Italian pharmaceutical Leadiant has been fined almost €20 million for allegedly overcharging for medicine used to treat a rare cholesterol disease, the Dutch consumer watchdog said on Monday.
The Authority for Consumers and Markets “established that drug manufacturer Leadiant charged far too high a price for its prescription drug CDCA-Leadiant,” it said in a statement. “As such, Leadiant abused its dominant position,” the Hague-based regulator said.
In just over a decade, the medicine’s name changed and its price leapt from €46 for a box of 100 capsules in 2008 to €14,000 in 2019, the ACM said. This represented €153,000 per year for a patient, an amount the authority deemed “excessive” and “unfair”.
“After a small, low-risk investment, Leadiant implemented a huge price increase for a drug that had already existed for years,” ACM board chairman Martijn Snoep said. “We consider this to be a very serious violation,” he said.
The ACM handed Leadiant a €19,569,500 fine.
The Italian pharmaceutical said it “fundamentally disagreed” with the fine, telling the Dutch ANP news agency it planned to challenge the decision. “We are convinced that we have always acted correctly and in accordance with all applicable regulations,” Leadiant managing director Antonio Gama da Silva said.

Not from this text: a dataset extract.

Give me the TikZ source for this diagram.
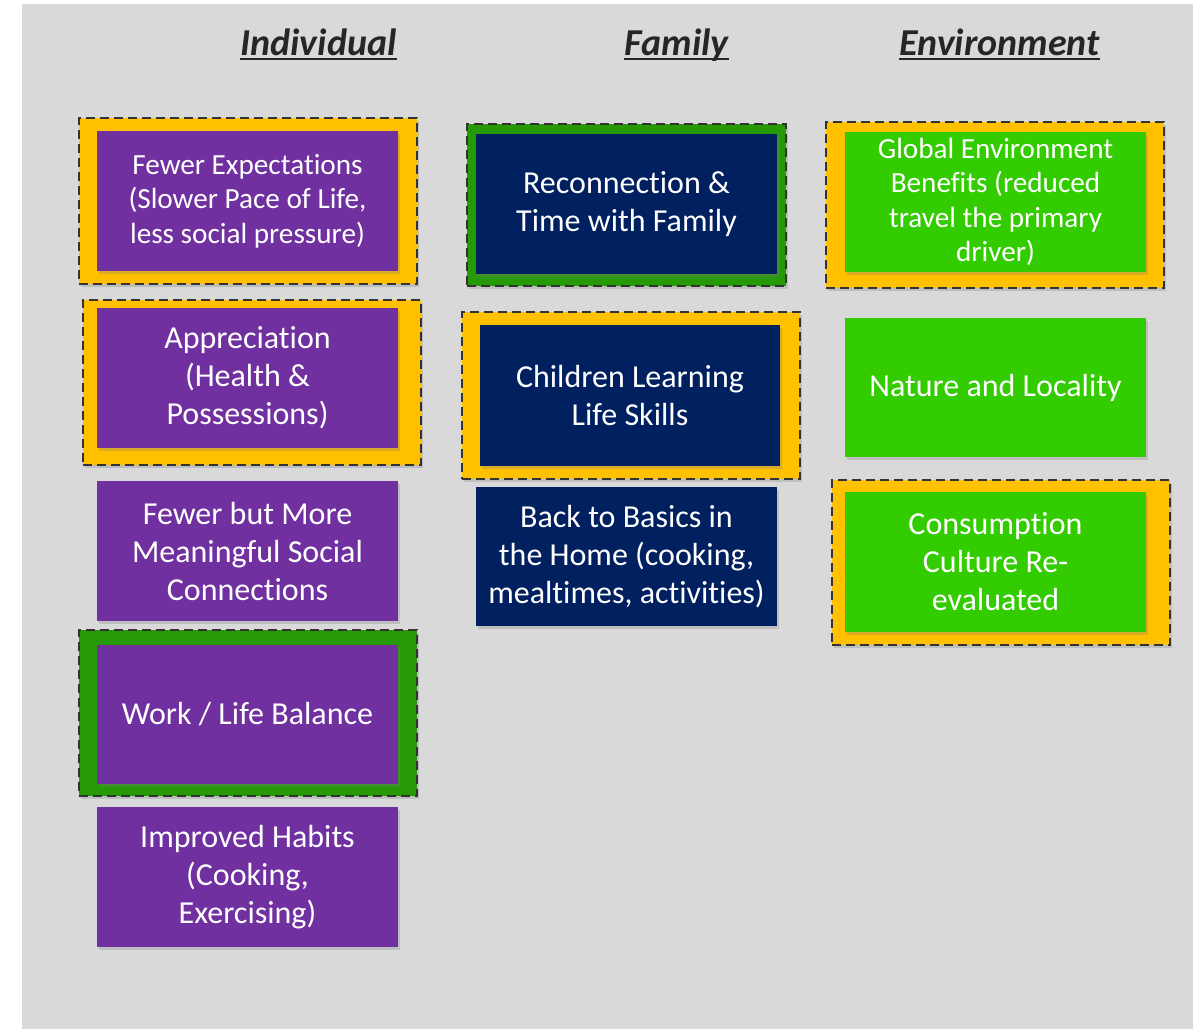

We are convinced that we have always acted correctly and in accordance with all applicable regulations– Leadiant managing director Antonio Gama da Silva
The drug chenodeoxycholic acid (CDCA)-Leadiant is used for the treatment of patients with a rare hereditary metabolic disorder called cerebrotendinous xanthomatosis (CTX). The rare condition affects the body’s ability to break down cholesterol fats, and symptoms include brittle bones in children and dementia and seizures in adults.
In the Netherlands, approximately 60 patients suffer from this disease. These individuals need to use the drug for the rest of their lives, the ACM said.
Leadiant maintained the price of €14,000 in the Netherlands until a hospital in Amsterdam managed to manufacture the same drug in its own laboratory in January 2020, the ACM noted.